Structural tract alterations predict downstream tau accumulation in amyloid-positive older individuals

• Published in: Nature neuroscience Vol. 21; no. 3; pp. 424 - 431
• Main Authors: Jacobs, Heidi I. L., Hedden, Trey, Schultz, Aaron P., Sepulcre, Jorge, Perea, Rodrigo D., Amariglio, Rebecca E., Papp, Kathryn V., Rentz, Dorene M., Sperling, Reisa A., Johnson, Keith A.
• Format: Journal Article
• Language: English
• Published: New York Nature Publishing Group US 01.03.2018; Nature Publishing Group
• Subjects: 59/57; 59/78; 631/1647/245; 631/378/1689/1283; Accumulation; Aged; Alzheimer's disease; Amyloid beta-Peptides - metabolism; Amyloid beta-protein; Animal Genetics and Genomics; Animal models; Behavioral Sciences; Biological Techniques; Biomedical and Life Sciences; Biomedicine; Brain; Cingulum; Cognitive ability; Cortex (cingulate); Development and progression; Diffusivity; Female; Gyrus Cinguli - metabolism; Gyrus Cinguli - pathology; Health aspects; Healthy Volunteers; Hippocampus; Hippocampus - metabolism; Hippocampus - pathology; Humans; Longitudinal Studies; Magnetic Resonance Imaging; Male; Memory; Memory Disorders - metabolism; Memory Disorders - pathology; Memory Disorders - psychology; Neural Pathways - metabolism; Neurobiology; Neurosciences; Pathology; Positron emission; Positron emission tomography; Psychomotor Performance; Substantia alba; Tau protein; Tau proteins; tau Proteins - metabolism; Tomography; White Matter - metabolism; White Matter - pathology
• ISSN: 1097-6256; 1546-1726; 1546-1726
• DOI: 10.1038/s41593-018-0070-z

Animal models of Alzheimer’s disease have suggested that tau pathology propagation, facilitated by amyloid pathology, may occur along connected pathways. To investigate these ideas in humans, we combined amyloid scans with longitudinal data on white matter connectivity, hippocampal volume, tau positron emission tomography and memory performance in 256 cognitively healthy older individuals. Lower baseline hippocampal volume was associated with increased mean diffusivity of the connecting hippocampal cingulum bundle (HCB). HCB diffusivity predicted tau accumulation in the downstream-connected posterior cingulate cortex in amyloid-positive but not in amyloid-negative individuals. Furthermore, HCB diffusivity predicted memory decline in amyloid-positive individuals with high posterior cingulate cortex tau binding.
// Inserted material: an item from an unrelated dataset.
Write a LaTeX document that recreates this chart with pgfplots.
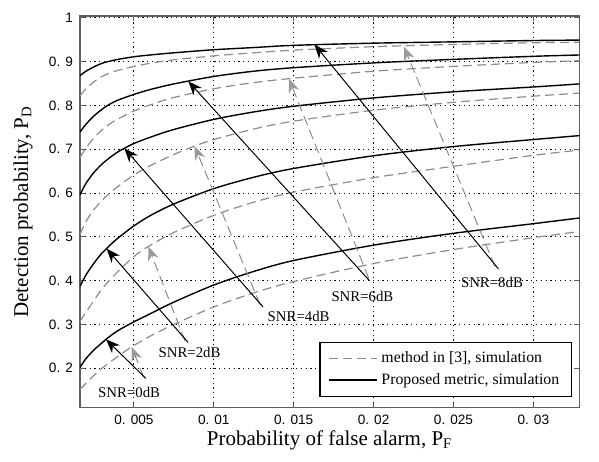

Our results provide in vivo evidence that higher amyloid pathology strengthens the association between HCB diffusivity and tau accumulation in the downstream posterior cingulate cortex and facilitates memory decline. This confirms amyloid’s crucial role in potentiating neural vulnerability and memory decline marking the onset of preclinical Alzheimer’s disease. Using longitudinal multimodal imaging data collected in healthy older individuals, Jacobs et al. provide in vivo evidence in humans that amyloid deposition facilitates tau spread along connected pathways and memory decline.